PROBLEM DESCRIPTION: Look at the data below and print exactly the lines from its first line through the line with "const y = d3.scaleLinear().domain([0, 200]).range([439, 124.6]);"; the pictures stay out of the copy.

DATASET CONTENT:
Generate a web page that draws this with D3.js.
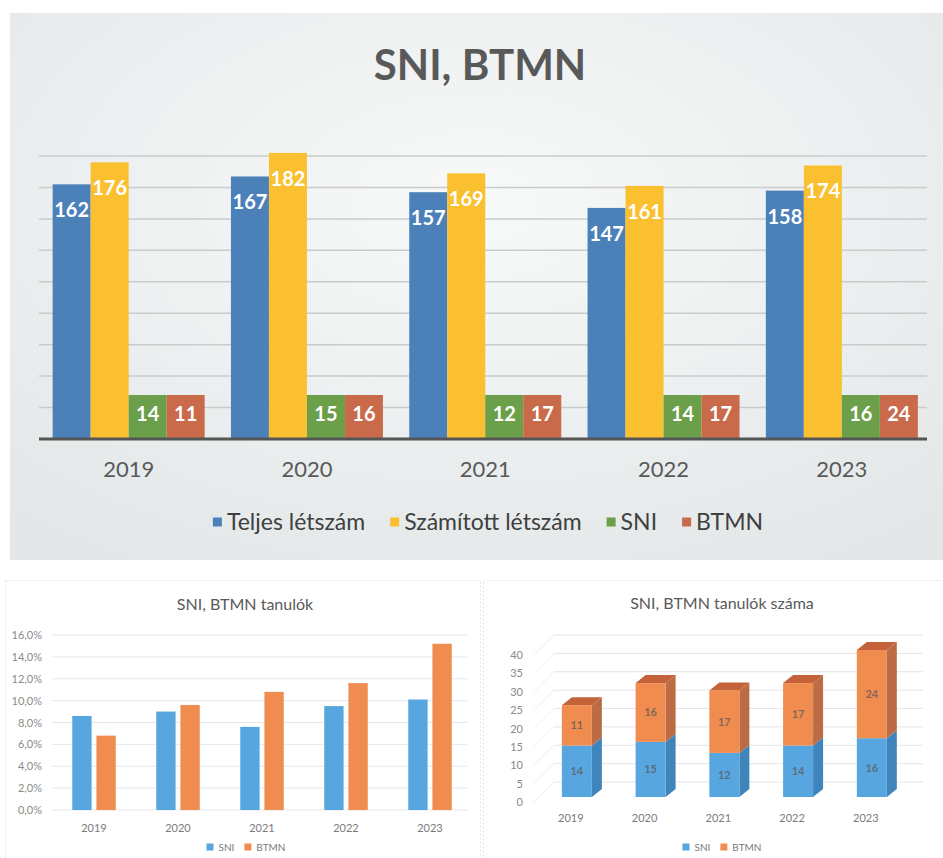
<!DOCTYPE html>
<html lang="hu">
<head>
<meta charset="UTF-8" />
<title>SNI, BTMN</title>
<script src="https://d3js.org/d3.v7.min.js"></script>
<style>
  body { margin: 0; background: #fff; }
  svg { display: block; font-family: Lato, "Open Sans", sans-serif; }
</style>
</head>
<body>
<svg id="chart" width="943" height="858"></svg>
<script>
// values
const years = ["2019", "2020", "2021", "2022", "2023"];
const seriesNames = ["Teljes létszám", "Számított létszám", "SNI", "BTMN"];
const teljes = [162, 167, 157, 147, 158];
const szamitott = [176, 182, 169, 161, 174];
const sni = [14, 15, 12, 14, 16];
const btmn = [11, 16, 17, 17, 24];
const sniPct = [8.6, 9.0, 7.6, 9.5, 10.1];
const btmnPct = [6.8, 9.6, 10.8, 11.6, 15.2];

const svg = d3.select("#chart");

// ---------- top chart ----------
const topColors = ["#4c80b8", "#fac030", "#6b9f49", "#c96a4b"];
const topValues = [teljes, szamitott, sni, btmn];

const defs = svg.append("defs");
const grad = defs.append("radialGradient").attr("id", "panelBg")
  .attr("cx", "50%").attr("cy", "35%").attr("r", "75%");
grad.append("stop").attr("offset", "0%").attr("stop-color", "#f8f9f9");
grad.append("stop").attr("offset", "100%").attr("stop-color", "#e3e7e8");

svg.append("rect")
  .attr("x", 10).attr("y", 13).attr("width", 933).attr("height", 547)
  .attr("fill", "url(#panelBg)");

svg.append("text")
  .attr("x", 480).attr("y", 80)
  .attr("text-anchor", "middle")
  .attr("font-size", 42).attr("font-weight", "bold")
  .attr("fill", "#595959")
  .text("SNI, BTMN");

const x0 = d3.scaleBand().domain(years).range([39.5, 931]);
const x1 = d3.scaleBand().domain(seriesNames)
  .range([0, x0.bandwidth()]).paddingInner(0).paddingOuter(0.346);
const y = d3.scaleLinear().domain([0, 200]).range([439, 124.6]);

// gridlines
svg.append("g").selectAll("line")
  .data(y.ticks(10).filter(v => v > 0 && v < 200))
  .join("line")
  .attr("x1", 39).attr("x2", 927)
  .attr("y1", d => y(d)).attr("y2", d => y(d))
  .attr("stroke", "#c9cbcc").attr("stroke-width", 1.5);

const topData = [];
years.forEach((yr, i) => {
  seriesNames.forEach((s, j) => {
    topData.push({ year: yr, series: s, value: topValues[j][i], color: topColors[j] });
  });
});

const boxH = 44;
const bars = svg.append("g").selectAll("g").data(topData).join("g");
bars.append("rect")
  .attr("x", d => x0(d.year) + x1(d.series))
  .attr("width", x1.bandwidth())
  .attr("y", d => Math.min(y(d.value), y(0) - boxH))
  .attr("height", d => Math.max(y(0) - y(d.value), boxH))
  .attr("fill", d => d.color);
bars.append("text")
  .attr("x", d => x0(d.year) + x1(d.series) + x1.bandwidth() / 2)
  .attr("y", d => (y(0) - y(d.value) < boxH) ? y(0) - boxH + 26 : y(d.value) + 33)
  .attr("text-anchor", "middle")
  .attr("font-size", 20).attr("font-weight", "bold")
  .attr("fill", "#fff")
  .text(d => d.value);

// x axis
svg.append("line")
  .attr("x1", 39).attr("x2", 927).attr("y1", 439).attr("y2", 439)
  .attr("stroke", "#555").attr("stroke-width", 3);
svg.append("g").selectAll("text").data(years).join("text")
  .attr("x", d => x0(d) + x0.bandwidth() / 2)
  .attr("y", 477)
  .attr("text-anchor", "middle")
  .attr("font-size", 22).attr("fill", "#595959")
  .text(d => d);

// legend
function legend(parent, names, colors, cx, cy, size, sq, gap, fill) {
  const g = parent.append("g");
  const items = g.selectAll("g").data(names).join("g");
  items.append("rect").attr("width", sq).attr("height", sq)
    .attr("y", cy - sq / 2).attr("fill", (d, i) => colors[i]);
  items.append("text").attr("x", sq + 5).attr("y", cy + size * 0.36)
    .attr("font-size", size).attr("fill", fill).text(d => d);
  let pos = 0;
  items.each(function () {
    const w = sq + 5 + d3.select(this).select("text").node().getComputedTextLength();
    d3.select(this).attr("transform", `translate(${pos},0)`);
    pos += w + gap;
  });
  g.attr("transform", `translate(${cx - (pos - gap) / 2},0)`);
}
legend(svg, seriesNames, topColors, 488, 522, 23, 9, 25, "#404040");

// ---------- bottom frames ----------
svg.append("rect").attr("x", 5.5).attr("y", 580.5).attr("width", 475).attr("height", 290)
  .attr("fill", "none").attr("stroke", "#e2e2e2").attr("stroke-dasharray", "2,2");
svg.append("rect").attr("x", 483.5).attr("y", 580.5).attr("width", 470).attr("height", 290)
  .attr("fill", "none").attr("stroke", "#e2e2e2").attr("stroke-dasharray", "2,2");

const sniColor = "#58a6df", btmnColor = "#f08c4f";

// ---------- bottom-left: percentages ----------
const bl = svg.append("g");
bl.append("text").attr("x", 245).attr("y", 610).attr("text-anchor", "middle")
  .attr("font-size", 16).attr("fill", "#595959").text("SNI, BTMN tanulók");

const bx0 = d3.scaleBand().domain(years).range([52, 472]);
const bx1 = d3.scaleBand().domain(["SNI", "BTMN"]).range([20.25, 63.75]).paddingInner(0.2);
const by = d3.scaleLinear().domain([0, 16]).range([810, 635]);
const pctFmt = v => d3.format(".1f")(v).replace(".", ",") + "%";

bl.append("g").selectAll("line").data(by.ticks(8)).join("line")
  .attr("x1", 52).attr("x2", 467)
  .attr("y1", d => by(d)).attr("y2", d => by(d))
  .attr("stroke", "#e4e6e8").attr("stroke-width", 1);
bl.append("g").selectAll("text").data(by.ticks(8)).join("text")
  .attr("x", 42).attr("y", d => by(d) + 4)
  .attr("text-anchor", "end").attr("font-size", 11).attr("fill", "#8a8a8a")
  .text(pctFmt);

const blData = [];
years.forEach((yr, i) => {
  blData.push({ year: yr, s: "SNI", v: sniPct[i], c: sniColor });
  blData.push({ year: yr, s: "BTMN", v: btmnPct[i], c: btmnColor });
});
bl.append("g").selectAll("rect").data(blData).join("rect")
  .attr("x", d => bx0(d.year) + bx1(d.s))
  .attr("width", bx1.bandwidth())
  .attr("y", d => by(d.v))
  .attr("height", d => by(0) - by(d.v))
  .attr("fill", d => d.c);
bl.append("g").selectAll("text").data(years).join("text")
  .attr("x", d => bx0(d) + bx0.bandwidth() / 2).attr("y", 832)
  .attr("text-anchor", "middle").attr("font-size", 11).attr("fill", "#7a7a7a")
  .text(d => d);
legend(bl, ["SNI", "BTMN"], [sniColor, btmnColor], 246, 847, 10, 7, 10, "#7a7a7a");

// ---------- bottom-right: 3D stacked ----------
const br = svg.append("g");
br.append("text").attr("x", 722).attr("y", 609).attr("text-anchor", "middle")
  .attr("font-size", 16).attr("fill", "#595959").text("SNI, BTMN tanulók száma");

const cx0 = d3.scaleBand().domain(years).range([534, 902.7]);
const cy = d3.scaleLinear().domain([0, 40]).range([802, 655]);
const wallDx = 20, wallDy = -20;
const barW = 30, depDx = 10, depDy = -8, barOffX = 6, barOffY = -5;

const ticks3d = cy.ticks(8);
br.append("g").selectAll("line").data(ticks3d).join("line")
  .attr("x1", 534 + wallDx).attr("x2", 902.7 + wallDx)
  .attr("y1", d => cy(d) + wallDy).attr("y2", d => cy(d) + wallDy)
  .attr("stroke", "#e3e5e8").attr("stroke-width", 1);
br.append("g").selectAll("line").data(ticks3d).join("line")
  .attr("x1", 534).attr("x2", 534 + wallDx)
  .attr("y1", d => cy(d)).attr("y2", d => cy(d) + wallDy)
  .attr("stroke", "#eceef0").attr("stroke-width", 1);
br.append("g").selectAll("text").data(ticks3d).join("text")
  .attr("x", 523).attr("y", d => cy(d) + 4)
  .attr("text-anchor", "end").attr("font-size", 11).attr("fill", "#8a8a8a")
  .text(d => d);

const segs = [];
years.forEach((yr, i) => {
  segs.push({ year: yr, lo: 0, hi: sni[i], v: sni[i], front: sniColor, side: "#3f84ba", top: "#4a93cc", last: false });
  segs.push({ year: yr, lo: sni[i], hi: sni[i] + btmn[i], v: btmn[i], front: btmnColor, side: "#bb6c44", top: "#c4633a", last: true });
});
const fx = d => cx0(d.year) + (cx0.bandwidth() - barW) / 2 + barOffX;
const sg = br.append("g").selectAll("g").data(segs).join("g");
sg.append("polygon")
  .attr("points", d => {
    const x = fx(d) + barW, yt = cy(d.hi) + barOffY, yb = cy(d.lo) + barOffY;
    return [[x, yt], [x + depDx, yt + depDy], [x + depDx, yb + depDy], [x, yb]].join(" ");
  })
  .attr("fill", d => d.side);
sg.filter(d => d.last).append("polygon")
  .attr("points", d => {
    const x = fx(d), yt = cy(d.hi) + barOffY;
    return [[x, yt], [x + depDx, yt + depDy], [x + barW + depDx, yt + depDy], [x + barW, yt]].join(" ");
  })
  .attr("fill", d => d.top);
sg.append("rect")
  .attr("x", fx).attr("width", barW)
  .attr("y", d => cy(d.hi) + barOffY)
  .attr("height", d => cy(d.lo) - cy(d.hi))
  .attr("fill", d => d.front);
sg.append("text")
  .attr("x", d => fx(d) + barW / 2)
  .attr("y", d => (cy(d.lo) + cy(d.hi)) / 2 + barOffY + 4)
  .attr("text-anchor", "middle").attr("font-size", 11).attr("font-weight", "bold")
  .attr("fill", "#5a5a5a").attr("fill-opacity", 0.75)
  .text(d => d.v);

br.append("g").selectAll("text").data(years).join("text")
  .attr("x", d => cx0(d) + cx0.bandwidth() / 2).attr("y", 822)
  .attr("text-anchor", "middle").attr("font-size", 11).attr("fill", "#7a7a7a")
  .text(d => d);
legend(br, ["SNI", "BTMN"], [sniColor, btmnColor], 722, 847, 10, 7, 10, "#7a7a7a");
</script>
</body>
</html>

EXERCISE RESULT:
Generate a web page that draws this with D3.js.
<!DOCTYPE html>
<html lang="hu">
<head>
<meta charset="UTF-8" />
<title>SNI, BTMN</title>
<script src="https://d3js.org/d3.v7.min.js"></script>
<style>
  body { margin: 0; background: #fff; }
  svg { display: block; font-family: Lato, "Open Sans", sans-serif; }
</style>
</head>
<body>
<svg id="chart" width="943" height="858"></svg>
<script>
// values
const years = ["2019", "2020", "2021", "2022", "2023"];
const seriesNames = ["Teljes létszám", "Számított létszám", "SNI", "BTMN"];
const teljes = [162, 167, 157, 147, 158];
const szamitott = [176, 182, 169, 161, 174];
const sni = [14, 15, 12, 14, 16];
const btmn = [11, 16, 17, 17, 24];
const sniPct = [8.6, 9.0, 7.6, 9.5, 10.1];
const btmnPct = [6.8, 9.6, 10.8, 11.6, 15.2];

const svg = d3.select("#chart");

// ---------- top chart ----------
const topColors = ["#4c80b8", "#fac030", "#6b9f49", "#c96a4b"];
const topValues = [teljes, szamitott, sni, btmn];

const defs = svg.append("defs");
const grad = defs.append("radialGradient").attr("id", "panelBg")
  .attr("cx", "50%").attr("cy", "35%").attr("r", "75%");
grad.append("stop").attr("offset", "0%").attr("stop-color", "#f8f9f9");
grad.append("stop").attr("offset", "100%").attr("stop-color", "#e3e7e8");

svg.append("rect")
  .attr("x", 10).attr("y", 13).attr("width", 933).attr("height", 547)
  .attr("fill", "url(#panelBg)");

svg.append("text")
  .attr("x", 480).attr("y", 80)
  .attr("text-anchor", "middle")
  .attr("font-size", 42).attr("font-weight", "bold")
  .attr("fill", "#595959")
  .text("SNI, BTMN");

const x0 = d3.scaleBand().domain(years).range([39.5, 931]);
const x1 = d3.scaleBand().domain(seriesNames)
  .range([0, x0.bandwidth()]).paddingInner(0).paddingOuter(0.346);
const y = d3.scaleLinear().domain([0, 200]).range([439, 124.6]);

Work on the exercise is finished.